» **Stated task**
Retype only the lines running from the beginning of the entries below to the line with "(q1) at (73,137)", both included. Do not include pictures.

Source code of charts
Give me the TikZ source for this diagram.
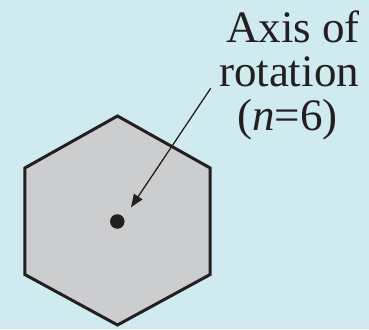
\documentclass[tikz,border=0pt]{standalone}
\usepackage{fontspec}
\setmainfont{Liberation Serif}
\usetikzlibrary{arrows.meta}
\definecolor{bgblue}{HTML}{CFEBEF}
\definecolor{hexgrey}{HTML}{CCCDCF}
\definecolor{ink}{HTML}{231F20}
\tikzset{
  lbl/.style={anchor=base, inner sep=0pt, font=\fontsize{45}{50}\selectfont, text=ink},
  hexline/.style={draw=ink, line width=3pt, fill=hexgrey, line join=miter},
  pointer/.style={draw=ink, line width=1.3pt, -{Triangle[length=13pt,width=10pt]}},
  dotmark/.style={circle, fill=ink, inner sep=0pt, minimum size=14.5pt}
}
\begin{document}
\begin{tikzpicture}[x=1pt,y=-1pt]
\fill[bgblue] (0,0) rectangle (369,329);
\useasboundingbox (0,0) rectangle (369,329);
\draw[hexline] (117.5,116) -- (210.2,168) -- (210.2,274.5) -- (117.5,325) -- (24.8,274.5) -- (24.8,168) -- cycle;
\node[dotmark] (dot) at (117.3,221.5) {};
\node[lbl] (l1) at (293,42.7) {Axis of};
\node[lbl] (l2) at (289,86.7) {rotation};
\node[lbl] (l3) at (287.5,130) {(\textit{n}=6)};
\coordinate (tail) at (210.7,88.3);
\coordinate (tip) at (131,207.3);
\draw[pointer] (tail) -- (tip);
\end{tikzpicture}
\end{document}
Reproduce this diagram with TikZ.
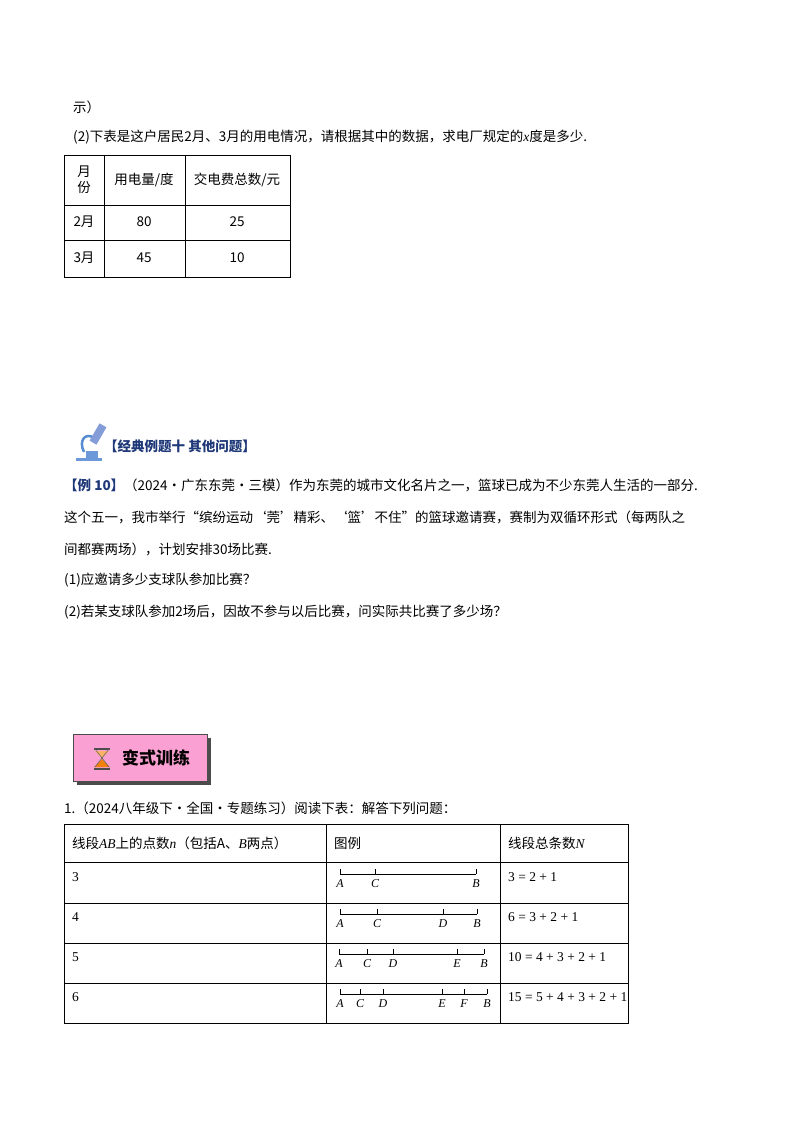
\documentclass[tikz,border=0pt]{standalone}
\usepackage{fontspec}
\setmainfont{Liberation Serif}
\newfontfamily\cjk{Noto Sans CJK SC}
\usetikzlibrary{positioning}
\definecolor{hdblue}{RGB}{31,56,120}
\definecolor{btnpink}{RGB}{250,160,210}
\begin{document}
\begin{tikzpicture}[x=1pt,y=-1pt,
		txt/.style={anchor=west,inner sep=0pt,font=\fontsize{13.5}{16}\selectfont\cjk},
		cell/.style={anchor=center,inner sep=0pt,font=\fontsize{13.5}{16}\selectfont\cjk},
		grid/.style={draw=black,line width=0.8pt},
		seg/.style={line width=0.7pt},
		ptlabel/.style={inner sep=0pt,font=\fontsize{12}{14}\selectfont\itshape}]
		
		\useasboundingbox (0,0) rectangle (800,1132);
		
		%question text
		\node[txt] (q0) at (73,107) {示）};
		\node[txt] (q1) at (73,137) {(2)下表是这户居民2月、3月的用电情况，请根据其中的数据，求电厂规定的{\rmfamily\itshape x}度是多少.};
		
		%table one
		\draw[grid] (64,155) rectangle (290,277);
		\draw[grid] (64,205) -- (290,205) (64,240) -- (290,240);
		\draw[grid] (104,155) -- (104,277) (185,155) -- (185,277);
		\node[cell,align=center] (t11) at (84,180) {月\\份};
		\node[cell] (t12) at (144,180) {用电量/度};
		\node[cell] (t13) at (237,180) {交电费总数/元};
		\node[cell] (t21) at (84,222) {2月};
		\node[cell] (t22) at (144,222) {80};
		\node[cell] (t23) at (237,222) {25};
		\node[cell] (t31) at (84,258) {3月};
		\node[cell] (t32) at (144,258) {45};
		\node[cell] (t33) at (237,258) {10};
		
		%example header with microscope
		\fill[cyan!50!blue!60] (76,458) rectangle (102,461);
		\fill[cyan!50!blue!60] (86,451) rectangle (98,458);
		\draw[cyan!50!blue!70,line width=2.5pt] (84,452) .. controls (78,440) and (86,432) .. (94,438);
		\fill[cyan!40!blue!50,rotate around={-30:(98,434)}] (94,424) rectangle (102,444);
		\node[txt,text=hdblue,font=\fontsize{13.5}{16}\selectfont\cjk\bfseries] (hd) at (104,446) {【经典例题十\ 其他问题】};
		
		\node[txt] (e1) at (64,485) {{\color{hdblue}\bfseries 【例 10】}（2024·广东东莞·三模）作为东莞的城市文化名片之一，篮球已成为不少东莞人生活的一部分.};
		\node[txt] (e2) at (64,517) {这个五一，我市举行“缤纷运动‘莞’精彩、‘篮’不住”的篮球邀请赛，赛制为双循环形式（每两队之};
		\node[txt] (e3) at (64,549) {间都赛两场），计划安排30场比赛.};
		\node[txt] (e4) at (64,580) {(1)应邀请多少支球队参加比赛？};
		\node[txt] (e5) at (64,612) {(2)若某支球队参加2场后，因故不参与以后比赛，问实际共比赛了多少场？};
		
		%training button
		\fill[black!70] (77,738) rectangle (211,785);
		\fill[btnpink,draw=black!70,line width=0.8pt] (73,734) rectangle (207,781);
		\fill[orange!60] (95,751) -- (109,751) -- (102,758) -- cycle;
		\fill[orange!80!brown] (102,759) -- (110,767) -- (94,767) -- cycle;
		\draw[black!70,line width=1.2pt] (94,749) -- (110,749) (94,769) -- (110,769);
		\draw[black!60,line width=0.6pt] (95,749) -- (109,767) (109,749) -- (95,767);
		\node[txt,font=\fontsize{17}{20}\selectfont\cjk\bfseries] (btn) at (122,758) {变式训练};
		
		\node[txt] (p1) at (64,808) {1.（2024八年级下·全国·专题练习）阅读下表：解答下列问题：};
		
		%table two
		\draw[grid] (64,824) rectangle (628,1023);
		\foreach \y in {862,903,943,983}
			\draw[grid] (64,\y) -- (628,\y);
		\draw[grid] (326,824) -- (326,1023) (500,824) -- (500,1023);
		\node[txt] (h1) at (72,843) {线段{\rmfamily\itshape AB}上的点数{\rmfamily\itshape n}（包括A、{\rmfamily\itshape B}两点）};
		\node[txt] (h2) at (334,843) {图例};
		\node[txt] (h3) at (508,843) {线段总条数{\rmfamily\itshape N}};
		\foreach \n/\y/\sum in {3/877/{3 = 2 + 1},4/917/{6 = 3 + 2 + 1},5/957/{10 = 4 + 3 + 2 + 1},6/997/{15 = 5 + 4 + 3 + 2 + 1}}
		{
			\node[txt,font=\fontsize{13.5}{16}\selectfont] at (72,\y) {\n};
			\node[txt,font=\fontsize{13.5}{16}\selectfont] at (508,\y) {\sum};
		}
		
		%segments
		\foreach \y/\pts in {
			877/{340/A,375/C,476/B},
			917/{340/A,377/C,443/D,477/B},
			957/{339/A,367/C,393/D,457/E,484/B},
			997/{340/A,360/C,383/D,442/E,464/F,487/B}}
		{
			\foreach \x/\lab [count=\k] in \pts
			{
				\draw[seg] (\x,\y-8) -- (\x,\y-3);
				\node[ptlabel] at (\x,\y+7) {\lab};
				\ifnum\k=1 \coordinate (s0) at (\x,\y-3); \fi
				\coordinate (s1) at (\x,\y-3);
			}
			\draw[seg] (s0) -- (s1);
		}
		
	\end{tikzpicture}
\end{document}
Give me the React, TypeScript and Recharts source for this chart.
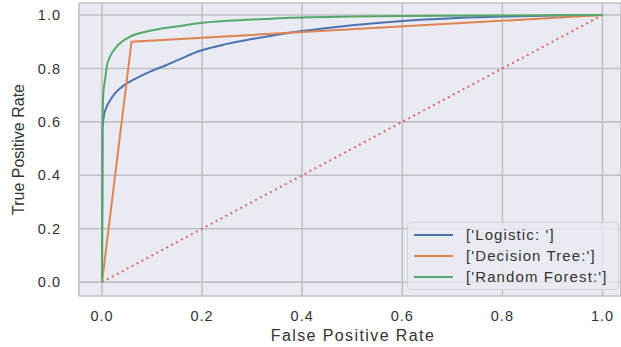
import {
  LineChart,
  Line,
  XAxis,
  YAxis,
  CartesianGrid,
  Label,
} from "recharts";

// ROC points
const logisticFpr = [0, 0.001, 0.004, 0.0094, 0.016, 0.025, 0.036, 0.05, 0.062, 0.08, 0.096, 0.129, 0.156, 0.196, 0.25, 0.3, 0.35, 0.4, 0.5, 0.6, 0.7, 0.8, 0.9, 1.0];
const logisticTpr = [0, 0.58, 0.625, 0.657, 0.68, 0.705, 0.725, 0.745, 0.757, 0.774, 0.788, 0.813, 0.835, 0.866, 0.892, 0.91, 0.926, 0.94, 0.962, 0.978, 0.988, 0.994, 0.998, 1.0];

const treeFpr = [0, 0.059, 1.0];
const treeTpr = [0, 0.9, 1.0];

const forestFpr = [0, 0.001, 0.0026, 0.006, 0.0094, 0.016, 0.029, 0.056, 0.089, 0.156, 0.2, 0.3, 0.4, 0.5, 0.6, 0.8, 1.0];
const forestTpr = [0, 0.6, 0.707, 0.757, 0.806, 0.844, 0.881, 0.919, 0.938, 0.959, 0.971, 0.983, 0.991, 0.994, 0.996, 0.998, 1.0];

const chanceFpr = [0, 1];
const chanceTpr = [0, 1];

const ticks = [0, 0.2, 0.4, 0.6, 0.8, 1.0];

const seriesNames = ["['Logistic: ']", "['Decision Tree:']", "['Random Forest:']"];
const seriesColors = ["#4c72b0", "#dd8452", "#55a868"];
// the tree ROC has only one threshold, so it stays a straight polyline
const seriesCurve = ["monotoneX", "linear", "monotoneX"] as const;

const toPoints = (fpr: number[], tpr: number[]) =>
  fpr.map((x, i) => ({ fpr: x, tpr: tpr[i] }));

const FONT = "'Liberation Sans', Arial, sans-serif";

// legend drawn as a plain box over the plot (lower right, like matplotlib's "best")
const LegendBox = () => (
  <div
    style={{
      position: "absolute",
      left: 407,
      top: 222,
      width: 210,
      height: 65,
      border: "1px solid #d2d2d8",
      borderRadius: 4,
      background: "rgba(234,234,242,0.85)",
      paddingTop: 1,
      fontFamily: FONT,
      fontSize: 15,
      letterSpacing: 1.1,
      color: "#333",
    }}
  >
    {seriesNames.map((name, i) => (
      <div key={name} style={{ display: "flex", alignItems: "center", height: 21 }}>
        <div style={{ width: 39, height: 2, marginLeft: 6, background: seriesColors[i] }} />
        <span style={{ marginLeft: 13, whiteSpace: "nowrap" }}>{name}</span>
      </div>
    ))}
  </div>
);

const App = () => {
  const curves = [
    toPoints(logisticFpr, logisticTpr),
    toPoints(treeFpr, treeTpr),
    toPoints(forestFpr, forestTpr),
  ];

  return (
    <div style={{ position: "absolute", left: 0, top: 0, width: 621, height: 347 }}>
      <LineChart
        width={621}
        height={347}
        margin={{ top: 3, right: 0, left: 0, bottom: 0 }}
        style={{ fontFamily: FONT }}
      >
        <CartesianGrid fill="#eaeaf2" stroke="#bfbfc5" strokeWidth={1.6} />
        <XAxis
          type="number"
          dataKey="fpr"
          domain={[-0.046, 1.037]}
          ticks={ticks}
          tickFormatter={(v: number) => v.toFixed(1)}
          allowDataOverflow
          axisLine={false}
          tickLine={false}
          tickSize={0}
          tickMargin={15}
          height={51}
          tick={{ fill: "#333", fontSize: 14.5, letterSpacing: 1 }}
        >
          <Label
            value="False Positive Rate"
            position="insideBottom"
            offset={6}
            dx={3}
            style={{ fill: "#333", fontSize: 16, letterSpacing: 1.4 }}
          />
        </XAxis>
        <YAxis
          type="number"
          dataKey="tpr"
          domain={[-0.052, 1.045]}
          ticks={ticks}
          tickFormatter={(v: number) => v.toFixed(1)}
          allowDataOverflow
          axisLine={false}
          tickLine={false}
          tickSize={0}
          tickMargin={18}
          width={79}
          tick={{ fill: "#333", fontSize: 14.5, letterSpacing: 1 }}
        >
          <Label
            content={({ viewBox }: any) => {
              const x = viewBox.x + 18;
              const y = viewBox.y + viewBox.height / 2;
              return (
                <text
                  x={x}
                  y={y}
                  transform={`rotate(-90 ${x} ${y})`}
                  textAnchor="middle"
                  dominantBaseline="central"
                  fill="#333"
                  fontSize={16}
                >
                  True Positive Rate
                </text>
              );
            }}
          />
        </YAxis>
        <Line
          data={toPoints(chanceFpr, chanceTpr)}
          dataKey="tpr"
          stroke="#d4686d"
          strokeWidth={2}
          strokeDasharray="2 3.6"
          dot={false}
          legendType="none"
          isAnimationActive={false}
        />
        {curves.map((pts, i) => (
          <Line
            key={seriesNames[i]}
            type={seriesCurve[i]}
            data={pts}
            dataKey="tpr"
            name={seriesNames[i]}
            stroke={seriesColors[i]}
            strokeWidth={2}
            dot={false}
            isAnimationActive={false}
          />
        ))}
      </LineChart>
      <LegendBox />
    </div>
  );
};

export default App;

» **Solution to the problem**
Give me the TikZ source for this diagram.
\documentclass[tikz,border=0pt]{standalone}
\usepackage{fontspec}
\setmainfont{Liberation Serif}
\usetikzlibrary{arrows.meta}
\definecolor{bgblue}{HTML}{CFEBEF}
\definecolor{hexgrey}{HTML}{CCCDCF}
\definecolor{ink}{HTML}{231F20}
\tikzset{
  lbl/.style={anchor=base, inner sep=0pt, font=\fontsize{45}{50}\selectfont, text=ink},
  hexline/.style={draw=ink, line width=3pt, fill=hexgrey, line join=miter},
  pointer/.style={draw=ink, line width=1.3pt, -{Triangle[length=13pt,width=10pt]}},
  dotmark/.style={circle, fill=ink, inner sep=0pt, minimum size=14.5pt}
}
\begin{document}
\begin{tikzpicture}[x=1pt,y=-1pt]
\fill[bgblue] (0,0) rectangle (369,329);
\useasboundingbox (0,0) rectangle (369,329);
\draw[hexline] (117.5,116) -- (210.2,168) -- (210.2,274.5) -- (117.5,325) -- (24.8,274.5) -- (24.8,168) -- cycle;
\node[dotmark] (dot) at (117.3,221.5) {};
\node[lbl] (l1) at (293,42.7) {Axis of};
\node[lbl] (l2) at (289,86.7) {rotation};
\node[lbl] (l3) at (287.5,130) {(\textit{n}=6)};
\coordinate (tail) at (210.7,88.3);
\coordinate (tip) at (131,207.3);
\draw[pointer] (tail) -- (tip);
\end{tikzpicture}
\end{document}
Reproduce this diagram with TikZ.
\documentclass[tikz,border=0pt]{standalone}
\usepackage{fontspec}
\setmainfont{Liberation Serif}
\newfontfamily\cjk{Noto Sans CJK SC}
\usetikzlibrary{positioning}
\definecolor{hdblue}{RGB}{31,56,120}
\definecolor{btnpink}{RGB}{250,160,210}
\begin{document}
\begin{tikzpicture}[x=1pt,y=-1pt,
		txt/.style={anchor=west,inner sep=0pt,font=\fontsize{13.5}{16}\selectfont\cjk},
		cell/.style={anchor=center,inner sep=0pt,font=\fontsize{13.5}{16}\selectfont\cjk},
		grid/.style={draw=black,line width=0.8pt},
		seg/.style={line width=0.7pt},
		ptlabel/.style={inner sep=0pt,font=\fontsize{12}{14}\selectfont\itshape}]
		
		\useasboundingbox (0,0) rectangle (800,1132);
		
		%question text
		\node[txt] (q0) at (73,107) {示）};
		\node[txt] (q1) at (73,137) {(2)下表是这户居民2月、3月的用电情况，请根据其中的数据，求电厂规定的{\rmfamily\itshape x}度是多少.};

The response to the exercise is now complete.